Given instruction >> Search the listing for "React" and copy every line where it appears.

─── Records shown

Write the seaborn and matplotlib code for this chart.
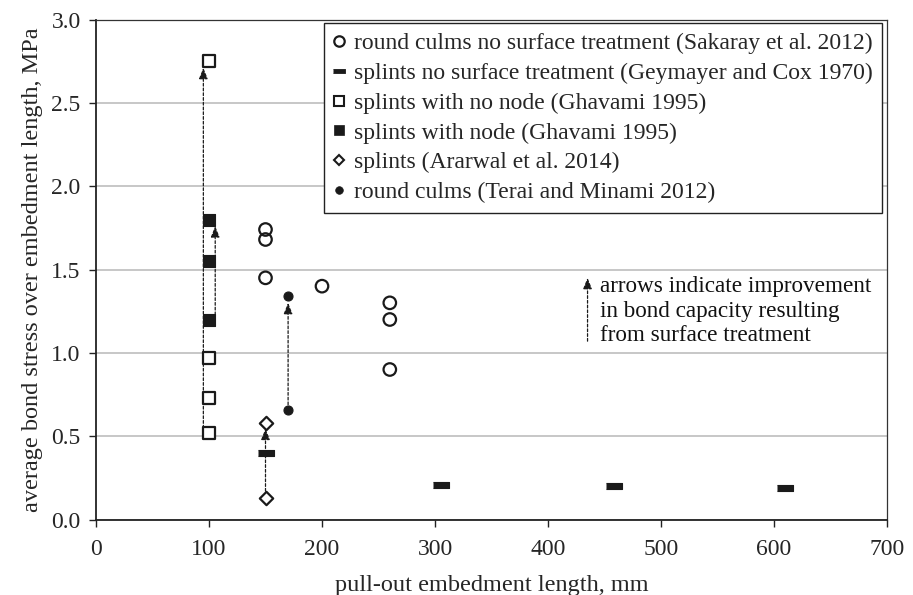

──────
─── Records shown

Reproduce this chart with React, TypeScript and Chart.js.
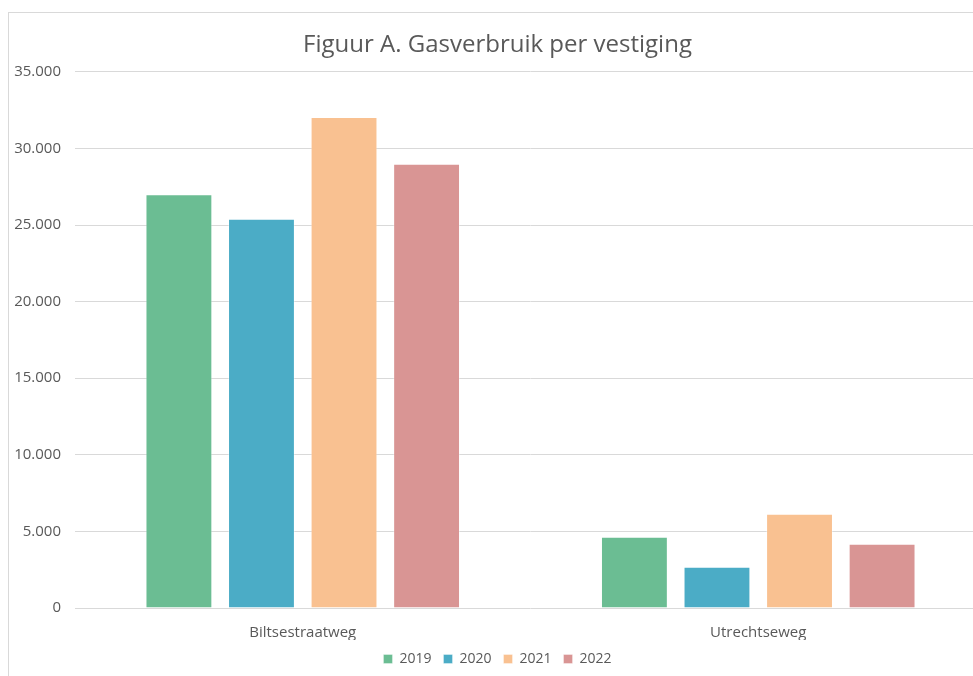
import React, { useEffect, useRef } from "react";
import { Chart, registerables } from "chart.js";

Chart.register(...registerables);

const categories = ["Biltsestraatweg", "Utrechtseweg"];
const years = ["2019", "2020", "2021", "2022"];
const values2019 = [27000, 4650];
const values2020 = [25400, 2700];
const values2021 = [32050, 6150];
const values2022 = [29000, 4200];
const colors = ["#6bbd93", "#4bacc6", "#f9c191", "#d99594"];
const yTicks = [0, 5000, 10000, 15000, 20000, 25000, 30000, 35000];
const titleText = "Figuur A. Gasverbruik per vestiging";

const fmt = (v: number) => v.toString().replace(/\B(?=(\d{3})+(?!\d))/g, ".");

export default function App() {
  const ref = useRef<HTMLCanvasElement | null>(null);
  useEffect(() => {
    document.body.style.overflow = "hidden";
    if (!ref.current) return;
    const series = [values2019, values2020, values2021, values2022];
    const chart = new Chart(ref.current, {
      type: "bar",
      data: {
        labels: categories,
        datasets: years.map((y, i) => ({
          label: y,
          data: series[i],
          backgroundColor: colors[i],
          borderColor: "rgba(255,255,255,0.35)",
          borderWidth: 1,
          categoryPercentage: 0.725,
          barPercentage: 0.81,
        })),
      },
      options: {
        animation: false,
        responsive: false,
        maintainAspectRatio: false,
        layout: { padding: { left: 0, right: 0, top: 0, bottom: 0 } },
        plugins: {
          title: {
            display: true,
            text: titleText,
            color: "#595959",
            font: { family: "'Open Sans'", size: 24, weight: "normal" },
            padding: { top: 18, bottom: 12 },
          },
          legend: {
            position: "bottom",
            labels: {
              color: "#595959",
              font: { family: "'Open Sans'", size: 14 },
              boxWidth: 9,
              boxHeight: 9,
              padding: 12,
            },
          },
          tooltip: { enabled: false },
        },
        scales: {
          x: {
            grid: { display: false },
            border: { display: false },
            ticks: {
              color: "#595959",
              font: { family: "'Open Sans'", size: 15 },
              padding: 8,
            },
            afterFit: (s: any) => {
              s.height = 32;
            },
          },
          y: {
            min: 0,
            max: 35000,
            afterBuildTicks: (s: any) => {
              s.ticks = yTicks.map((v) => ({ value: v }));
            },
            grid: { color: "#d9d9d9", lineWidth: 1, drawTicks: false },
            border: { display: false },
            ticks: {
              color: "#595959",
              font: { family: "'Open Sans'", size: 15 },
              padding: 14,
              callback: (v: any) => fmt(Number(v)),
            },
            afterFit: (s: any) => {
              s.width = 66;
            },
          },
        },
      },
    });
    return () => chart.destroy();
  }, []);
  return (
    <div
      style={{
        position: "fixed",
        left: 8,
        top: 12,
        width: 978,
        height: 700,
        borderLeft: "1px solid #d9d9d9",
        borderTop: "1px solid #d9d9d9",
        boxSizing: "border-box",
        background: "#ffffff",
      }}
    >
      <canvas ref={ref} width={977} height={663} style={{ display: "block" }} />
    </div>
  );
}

──────

Worked answer >>
Reproduce this chart with React, TypeScript and Chart.js.
import React, { useEffect, useRef } from "react";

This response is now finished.